◆ Requirements
Can you output, word for word, the lines between the one holding "Rebuild this chart" and the one holding "from matplotlib.patches import Rectangle", inclusive, leaving out any pictures?

◆ Given data
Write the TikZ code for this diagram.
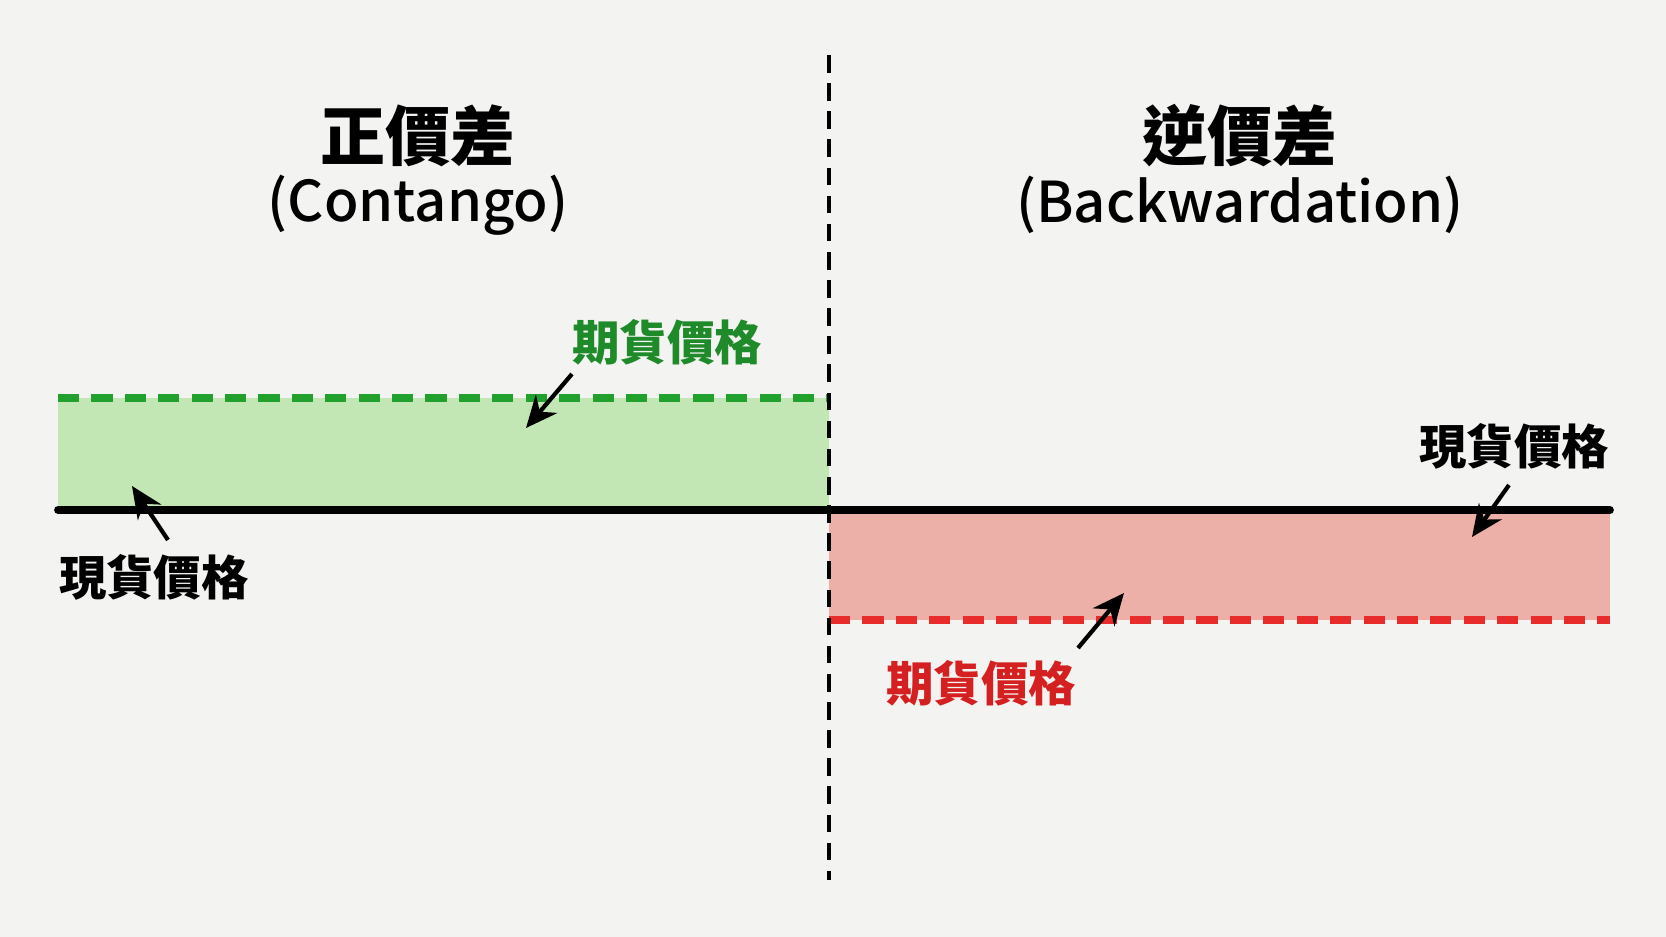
\documentclass[tikz,border=0pt]{standalone}
\usepackage{fontspec}
\setmainfont{Noto Sans CJK TC}
\newfontfamily\latinmed{Noto Sans CJK TC Medium}
\usepackage{tikz}
\usetikzlibrary{arrows.meta}
\definecolor{bg}{HTML}{F3F3F1}
\definecolor{gfill}{HTML}{C3E6B5}
\definecolor{gline}{HTML}{22A02E}
\definecolor{gtext}{HTML}{1E8A2A}
\definecolor{rfill}{HTML}{EDB0A8}
\definecolor{rline}{HTML}{E82C2C}
\definecolor{rtext}{HTML}{D42020}
\tikzset{
  title/.style={font=\fontsize{18.5}{19.5}\selectfont\bfseries},
  subtitle/.style={font=\latinmed\fontsize{16}{18}\selectfont},
  label/.style={font=\fontsize{13.5}{15}\selectfont\bfseries},
  pointer/.style={-{Stealth[length=9pt,width=8pt]}, line width=1.2pt},
  level/.style={line width=2pt, dash pattern=on 6pt off 3.5pt}
}
\begin{document}
\begin{tikzpicture}[x=0.01cm, y=-0.01cm]
  \fill[bg] (0,0) rectangle (1666,937);
  \useasboundingbox (0,0) rectangle (1666,937);
  % shaded gaps
  \fill[gfill] (58,398) rectangle (829,510);
  \fill[rfill] (829,510) rectangle (1610,620);
  % price levels
  \coordinate (gL) at (58,398);  \coordinate (gR) at (829,398);
  \coordinate (rL) at (829,620); \coordinate (rR) at (1610,620);
  \coordinate (sL) at (58,510);  \coordinate (sR) at (1610,510);
  \draw[level, gline] (gL) -- (gR);
  \draw[level, rline] (rL) -- (rR);
  \draw[line width=2.2pt, line cap=round] (sL) -- (sR);
  % divider
  \coordinate (dT) at (829,55); \coordinate (dB) at (829,880);
  \draw[line width=1.2pt, dash pattern=on 5pt off 3pt] (dT) -- (dB);
  % titles
  \node[title] (cont) at (418,136) {正價差};
  \node[subtitle] (contE) at (418,205) {(Contango)};
  \node[title] (back) at (1240,136) {逆價差};
  \node[subtitle] (backE) at (1240,205) {(Backwardation)};
  % labels
  \node[label, text=gtext] (fut1) at (667,342) {期貨價格};
  \node[label] (spot1) at (154,577) {現貨價格};
  \node[label] (spot2) at (1514,446) {現貨價格};
  \node[label, text=rtext] (fut2) at (981,683) {期貨價格};
  \coordinate (a1) at (526,428);
  \coordinate (a2) at (132,486);
  \coordinate (a3) at (1472,537);
  \coordinate (a4) at (1124,593);
  \draw[pointer] (572,374) -- (a1);
  \draw[pointer] (168,540) -- (a2);
  \draw[pointer] (1509,485) -- (a3);
  \draw[pointer] (1078,648) -- (a4);
\end{tikzpicture}
\end{document}
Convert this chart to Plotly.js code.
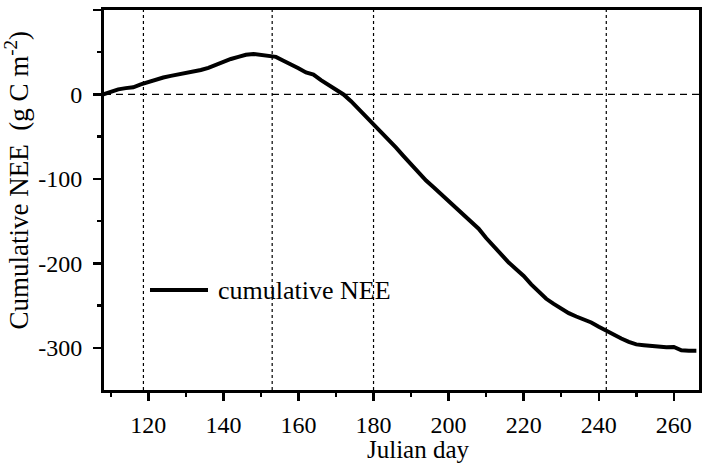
<!DOCTYPE html>
<html>
<head>
<meta charset="utf-8">
<script src="https://cdn.plot.ly/plotly-3.0.1.min.js"></script>
<style>
  html, body { margin: 0; padding: 0; background: #fff; }
  #chart { width: 702px; height: 463px; }
</style>
</head>
<body>
<div id="chart"></div>
<script>
// Julian day and cumulative NEE (g C m-2)
const days = [108,110,112,114,116,118,120,122,124,126,128,130,132,134,136,138,140,142,144,146,148,150,152,154,156,158,160,162,164,166,168,170,172,174,176,178,180,182,184,186,188,190,192,194,196,198,200,202,204,206,208,210,212,214,216,218,220,222,224,226,228,230,232,234,236,238,240,242,244,246,248,250,252,254,256,258,260,262,264,266];
const cumNEE = [0,3,6,7.5,8.5,12,15,17.5,20,22,23.5,25,27,29,31.5,35,39,42,44.5,47,48,46.5,45,44.5,40,36,31,26,23.5,17,11,6,0,-8,-17,-26,-35,-44,-53,-63,-73,-83,-93,-102,-110,-118,-127,-134,-142,-150,-159,-170,-180,-190,-199,-207,-215,-225,-234,-242,-248,-254,-259,-263,-266,-270,-275,-280,-285,-289,-293,-296,-297,-298,-299,-299.5,-299,-303,-303.5,-303.5];

// period boundaries (vertical dotted lines)
const boundaryDays = [118.7, 153, 180, 242];

// axis ticks
const xTickVals = [120,140,160,180,200,220,240,260];
const yTickVals = [-300,-200,-100,0,100];
const yTickText = ["-300","-200","-100","0","100"];
const yMinorVals = [-250,-150,-50,50];

const seriesName = "cumulative NEE";
const xTitle = "Julian day";
const yTitle = "Cumulative NEE  (g C m<sup>-2</sup>)";

const FONT = "Liberation Serif, Times New Roman, serif";

const trace = {
  x: days, y: cumNEE, type: "scatter", mode: "lines",
  name: seriesName,
  line: { color: "#000", width: 4 },
  showlegend: false
};

const shapes = boundaryDays.map(d => ({
  type: "line", xref: "x", yref: "paper",
  x0: d, x1: d, y0: 0, y1: 1,
  line: { color: "#000", width: 1.2, dash: "3px,3px" }
}));
shapes.push({
  type: "line", xref: "paper", yref: "y",
  x0: 0, x1: 1, y0: 0, y1: 0,
  line: { color: "#000", width: 1.2, dash: "7px,5px" }
});
// legend sample line
shapes.push({
  type: "line", xref: "paper", yref: "paper",
  x0: 0.0773, x1: 0.1748, y0: 0.263, y1: 0.263,
  line: { color: "#000", width: 4 }
});

const layout = {
  width: 702, height: 463,
  margin: { l: 104, r: 3, t: 10, b: 73 },
  paper_bgcolor: "#fff", plot_bgcolor: "#fff",
  font: { family: FONT, color: "#000", size: 24 },
  showlegend: false,
  xaxis: {
    range: [108.2, 266.7],
    tickmode: "array", tickvals: xTickVals,
    ticks: "outside", ticklen: 8, tickwidth: 2.5, tickcolor: "#000",
    minor: { tickmode: "linear", tick0: 110, dtick: 20, ticks: "outside", ticklen: 4, tickwidth: 2.5, tickcolor: "#000" },
    showline: true, linewidth: 3, linecolor: "#000", mirror: true,
    showgrid: false, zeroline: false,
    ticklabelstandoff: 3,
    tickfont: { family: FONT, size: 24, color: "#000" }
  },
  yaxis: {
    range: [-350, 100],
    tickmode: "array", tickvals: yTickVals, ticktext: yTickText,
    ticks: "outside", ticklen: 8, tickwidth: 2.5, tickcolor: "#000",
    minor: { tickmode: "array", tickvals: yMinorVals, ticks: "outside", ticklen: 4, tickwidth: 2.5, tickcolor: "#000" },
    showline: true, linewidth: 3, linecolor: "#000", mirror: true,
    showgrid: false, zeroline: false,
    ticklabelstandoff: 6,
    tickfont: { family: FONT, size: 24, color: "#000" }
  },
  yaxis2: {
    overlaying: "y", side: "right",
    range: [-350, 100],
    tickmode: "array", tickvals: yTickVals,
    ticks: "inside", ticklen: 8, tickwidth: 2.5, tickcolor: "#000",
    minor: { tickmode: "array", tickvals: yMinorVals, ticks: "inside", ticklen: 4, tickwidth: 2.5, tickcolor: "#000" },
    showticklabels: false, showline: false, showgrid: false, zeroline: false
  },
  shapes: shapes,
  annotations: [{
    xref: "paper", yref: "paper", x: 0.188, y: 0.263,
    xanchor: "left", yanchor: "middle", showarrow: false,
    text: seriesName, font: { family: FONT, size: 26, color: "#000" }
  }, {
    xref: "paper", yref: "paper", x: 0.528, y: 0, yshift: -59,
    xanchor: "center", yanchor: "middle", showarrow: false,
    text: xTitle, font: { family: FONT, size: 25, color: "#000" }
  }, {
    xref: "paper", yref: "paper", x: -0.147, y: 0.55,
    xanchor: "center", yanchor: "middle", showarrow: false, textangle: -90,
    text: yTitle, font: { family: FONT, size: 27, color: "#000" }
  }]
};

Plotly.newPlot("chart", [trace], layout, { staticPlot: true, displayModeBar: false });
</script>
</body>
</html>
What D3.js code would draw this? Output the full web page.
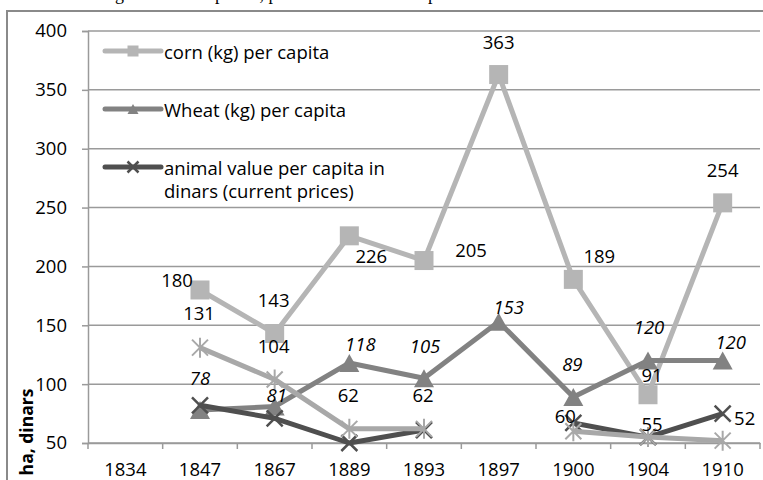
<!DOCTYPE html>
<html>
<head>
<meta charset="utf-8">
<script src="https://cdn.jsdelivr.net/npm/d3@7"></script>
<style>
  body { margin: 0; background: #fff; }
  svg { display: block; font-family: 'Open Sans', sans-serif; }
</style>
</head>
<body>
<div id="chart"></div>
<script>
// categories on the x axis
var years = ['1834', '1847', '1867', '1889', '1893', '1897', '1900', '1904', '1910']
var yTicks = [50, 100, 150, 200, 250, 300, 350, 400]

// series values, null where there is no point
var corn = [null, 180, 143, 226, 205, 363, 189, 91, 254]
var wheat = [null, 78, 81, 118, 105, 153, 89, 120, 120]
var animal = [null, 82, 71, 50, 61, null, 67, 55, 75]
var fourth = [null, 131, 104, 62, 62, null, 60, 55, 52]

// label nudges (dx, dy from the point), the labels were moved by hand in the original
var cornNudge = [null, [-23, -10], [-1, -34], [22, 20], [47, -11], [0, -33], [26, -24], [4, -20], [0, -33]]
var wheatNudge = [null, [0, -33], [2, -12], [11, -19], [1, -33], [10, -15], [-1, -34], [1, -34], [8, -19]]
var fourthNudge = [null, [-1, -35], [-1, -34], [-1, -34], [-1, -34], null, [-8, -16], [4, -14], [22, -23]]

var width = 763
var height = 480
var margin = { left: 88, right: 3, top: 31, bottom: 37 }
var fontSize = '18.5px'

var svg = d3.select('#chart')
  .append('svg')
  .attr('width', width)
  .attr('height', height)

// title line of the page above, only its descenders show
svg.append('text')
  .attr('x', 100)
  .attr('y', 0)
  .style('font-family', "'Liberation Serif', serif")
  .style('font-size', '18px')
  .text('Figure 5. Areas per ha, per head and the total per hectare')

// outer frame of the chart object
svg.append('rect')
  .attr('x', 7)
  .attr('y', 11)
  .attr('width', 800)
  .attr('height', 500)
  .attr('fill', 'none')
  .attr('stroke', '#8a8a8a')
  .attr('stroke-width', 2)

var x = d3.scaleBand()
  .domain(years)
  .range([margin.left, width - margin.right])
  .padding(0)

var y = d3.scaleLinear()
  .domain([50, 400])
  .range([height - margin.bottom, margin.top])

var cx = function (i) { return x(years[i]) + x.bandwidth() / 2 }

// gridlines
svg.append('g')
  .selectAll('line')
  .data(yTicks)
  .enter()
  .append('line')
  .attr('x1', margin.left)
  .attr('x2', width - margin.right)
  .attr('y1', d => y(d))
  .attr('y2', d => y(d))
  .attr('stroke', '#9a9a9a')
  .attr('stroke-width', 1.5)

// y axis
var yAxis = svg.append('g')
  .attr('transform', 'translate(' + margin.left + ',0)')
  .call(d3.axisLeft(y).tickValues(yTicks).tickSize(6).tickPadding(15))
yAxis.selectAll('line, path').attr('stroke', '#9a9a9a').attr('stroke-width', 1.5)
yAxis.selectAll('text').style('font-size', fontSize).style('font-family', "'Open Sans', sans-serif").attr('fill', '#000')

// x axis, ticks sit between the categories
var xAxis = svg.append('g')
  .attr('transform', 'translate(0,' + y(50) + ')')
  .call(d3.axisBottom(x).tickSize(0).tickPadding(20))
xAxis.select('path').attr('stroke', '#9a9a9a').attr('stroke-width', 1.5)
xAxis.selectAll('text').style('font-size', fontSize).style('font-family', "'Open Sans', sans-serif").attr('fill', '#000')

svg.append('g')
  .selectAll('line')
  .data(years.map(d => x(d)).concat([x.range()[1]]))
  .enter()
  .append('line')
  .attr('x1', d => d)
  .attr('x2', d => d)
  .attr('y1', y(50))
  .attr('y2', y(50) + 6)
  .attr('stroke', '#9a9a9a')
  .attr('stroke-width', 1.5)

// y axis title
svg.append('text')
  .attr('transform', 'translate(33,432) rotate(-90)')
  .attr('text-anchor', 'middle')
  .style('font-size', '17.5px')
  .style('font-weight', 'bold')
  .text('ha, dinars')

var line = d3.line()
  .defined(d => d != null)
  .x((d, i) => cx(i))
  .y(d => y(d))

var series = [
  { name: 'corn', values: corn, color: '#b5b5b5', marker: 'square' },
  { name: 'wheat', values: wheat, color: '#828282', marker: 'triangle' },
  { name: 'animal', values: animal, color: '#4f4f4f', marker: 'x' },
  { name: 'fourth', values: fourth, color: '#a8a8a8', marker: 'star' }
]

var drawMarker = function (g, type, color, s) {
  if (type == 'square') {
    g.append('rect').attr('x', -s / 2).attr('y', -s / 2).attr('width', s).attr('height', s).attr('fill', color)
  } else if (type == 'triangle') {
    var h = s * 0.9
    g.append('path').attr('d', 'M0,' + (-h / 2) + 'L' + (s / 2) + ',' + (h / 2) + 'L' + (-s / 2) + ',' + (h / 2) + 'Z').attr('fill', color)
  } else if (type == 'x') {
    var r = s / 2
    g.append('path').attr('d', 'M' + -r + ',' + -r + 'L' + r + ',' + r + 'M' + -r + ',' + r + 'L' + r + ',' + -r)
      .attr('stroke', color).attr('stroke-width', 2.5).attr('fill', 'none')
  } else {
    var r = s / 2
    g.append('path').attr('d', 'M' + -r + ',' + -r + 'L' + r + ',' + r + 'M' + -r + ',' + r + 'L' + r + ',' + -r + 'M0,' + (-r - 2) + 'L0,' + (r + 2))
      .attr('stroke', color).attr('stroke-width', 2).attr('fill', 'none')
  }
}

series.forEach(function (s) {
  svg.append('path')
    .datum(s.values)
    .attr('d', line)
    .attr('fill', 'none')
    .attr('stroke', s.color)
    .attr('stroke-width', 5)
    .attr('stroke-linejoin', 'round')

  s.values.forEach(function (v, i) {
    if (v == null) return
    var g = svg.append('g').attr('transform', 'translate(' + cx(i) + ',' + y(v) + ')')
    drawMarker(g, s.marker, s.color, s.marker == 'square' ? 19 : (s.marker == 'triangle' ? 20 : 16))
  })
})

// data labels
var addLabels = function (values, nudge, italic) {
  values.forEach(function (v, i) {
    if (v == null || nudge[i] == null) return
    svg.append('text')
      .attr('x', cx(i) + nudge[i][0])
      .attr('y', y(v) + nudge[i][1])
      .attr('text-anchor', 'middle')
      .attr('dominant-baseline', 'central')
      .style('font-size', fontSize)
      .style('font-style', italic ? 'italic' : 'normal')
      .text(v)
  })
}
addLabels(corn, cornNudge, false)
addLabels(wheat, wheatNudge, true)
addLabels(fourth, fourthNudge, false)

// legend
var legendItems = [
  { lines: ['corn (kg) per capita'], s: series[0], y: 51 },
  { lines: ['Wheat (kg) per capita'], s: series[1], y: 109 },
  { lines: ['animal value per capita in', 'dinars (current prices)'], s: series[2], y: 167 }
]
legendItems.forEach(function (item) {
  svg.append('line')
    .attr('x1', 105).attr('x2', 161)
    .attr('y1', item.y).attr('y2', item.y)
    .attr('stroke', item.s.color)
    .attr('stroke-width', 5)
    .attr('stroke-linecap', 'round')
  var g = svg.append('g').attr('transform', 'translate(133,' + item.y + ')')
  drawMarker(g, item.s.marker, item.s.color, 11)
  item.lines.forEach(function (t, k) {
    svg.append('text')
      .attr('x', 164)
      .attr('y', item.y + k * 23)
      .attr('dominant-baseline', 'central')
      .style('font-size', fontSize)
      .text(t)
  })
})
</script>
</body>
</html>
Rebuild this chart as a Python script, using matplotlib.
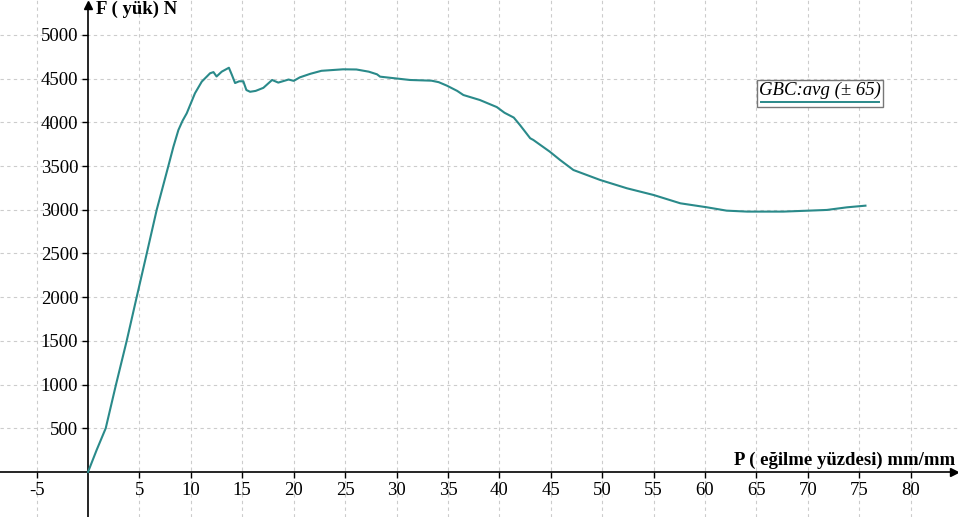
import numpy as np
import matplotlib.pyplot as plt
from matplotlib.patches import Rectangle

# values
p_vals = [0, 0.84, 1.72, 2.72, 3.76, 4.73, 5.71, 6.68, 7.81, 8.3, 8.79, 9.2, 9.6, 10.4, 11.06,
          11.87, 12.2, 12.5, 13.0, 13.7, 14.0, 14.3, 14.7, 15.1, 15.4, 15.76,
          16.3, 17.05, 17.9, 18.5, 19.5, 20.0, 20.6, 21.6, 22.7, 24.8, 26.1,
          27.3, 28.1, 28.4, 31.3, 33.4, 34.1, 34.9, 35.9, 36.5, 38.1, 39.75,
          40.5, 41.4, 42.0, 43.0, 43.3, 44.9, 45.9, 47.2, 49.8, 52.4, 55.0,
          57.6, 60.2, 62.1, 64.1, 67.6, 71.85, 73.8, 75.6]
f_vals = [0, 252, 500, 1000, 1500, 2000, 2500, 3000, 3500, 3720, 3913, 4020, 4104, 4333, 4466,
          4562, 4575, 4525, 4580, 4625, 4540, 4450, 4470, 4470, 4370, 4350,
          4360, 4395, 4485, 4455, 4490, 4475, 4515, 4555, 4590, 4607, 4605,
          4580, 4550, 4523, 4485, 4477, 4460, 4420, 4360, 4313, 4256, 4175,
          4110, 4055, 3970, 3818, 3799, 3665, 3570, 3455, 3341, 3246, 3169,
          3074, 3028, 2990, 2979, 2979, 2998, 3028, 3047]
x_ticks = [-5, 5, 10, 15, 20, 25, 30, 35, 40, 45, 50, 55, 60, 65, 70, 75, 80]
y_ticks = [500, 1000, 1500, 2000, 2500, 3000, 3500, 4000, 4500, 5000]
legend_text = "GBC:avg (\u00b1 65)"

teal = "#2a8a8a"
plt.rcParams['font.family'] = ['Liberation Serif', 'DejaVu Serif']

fig = plt.figure(figsize=(9.58, 5.17), dpi=100)
ax = fig.add_axes([0, 0, 1, 1])
ax.set_xlim(-8.56, 84.6)
ax.set_ylim(-515, 5400)

# grid
for xv in x_ticks:
    ax.axvline(xv, color="#cccccc", lw=0.8, ls=(0, (3, 3)), zorder=0)
for yv in y_ticks:
    ax.axhline(yv, color="#cccccc", lw=0.8, ls=(0, (3, 3)), zorder=0)

ax.plot(p_vals, f_vals, color=teal, lw=1.5, zorder=3)

# axes through zero
for s in ['top', 'right']:
    ax.spines[s].set_visible(False)
ax.spines['left'].set_position(('data', 0))
ax.spines['bottom'].set_position(('data', 0))
ax.spines['left'].set_linewidth(1.2)
ax.spines['bottom'].set_linewidth(1.2)
ax.spines['left'].set_bounds(-515, 5340)
ax.spines['bottom'].set_bounds(-8.56, 84.2)
ax.plot(0, 5340, "^k", ms=6, clip_on=False, zorder=4)
ax.plot(84.2, 0, ">k", ms=6, clip_on=False, zorder=4)

ax.set_xticks(x_ticks)
ax.set_yticks(y_ticks)
ax.set_xticklabels([str(v) for v in x_ticks])
ax.set_yticklabels([str(v) for v in y_ticks])
ax.tick_params(axis='both', labelsize=13.5, length=4, width=1, direction='out', pad=3)

ax.text(0.75, 5390, "F ( y\u00fck) N", fontsize=13.5, fontweight='bold', va='top', ha='left')
ax.text(84.3, 30, "P ( e\u011filme y\u00fczdesi) mm/mm", fontsize=13.5, fontweight='bold',
        va='bottom', ha='right')

# legend box
ax.add_patch(Rectangle((0.790, 0.793), 0.1315, 0.0522, transform=ax.transAxes,
                       facecolor='white', edgecolor='#777777', lw=1, zorder=5))
ax.text(0.8555, 0.826, legend_text, transform=ax.transAxes, fontsize=13.5,
        style='italic', ha='center', va='center', zorder=6)
ax.plot([0.794, 0.918], [0.803, 0.803], transform=ax.transAxes, color=teal, lw=1.4, zorder=6)

fig.savefig("out.png", dpi=100)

◆ Task solution
Rebuild this chart as a Python script, using matplotlib.
import numpy as np
import matplotlib.pyplot as plt
from matplotlib.patches import Rectangle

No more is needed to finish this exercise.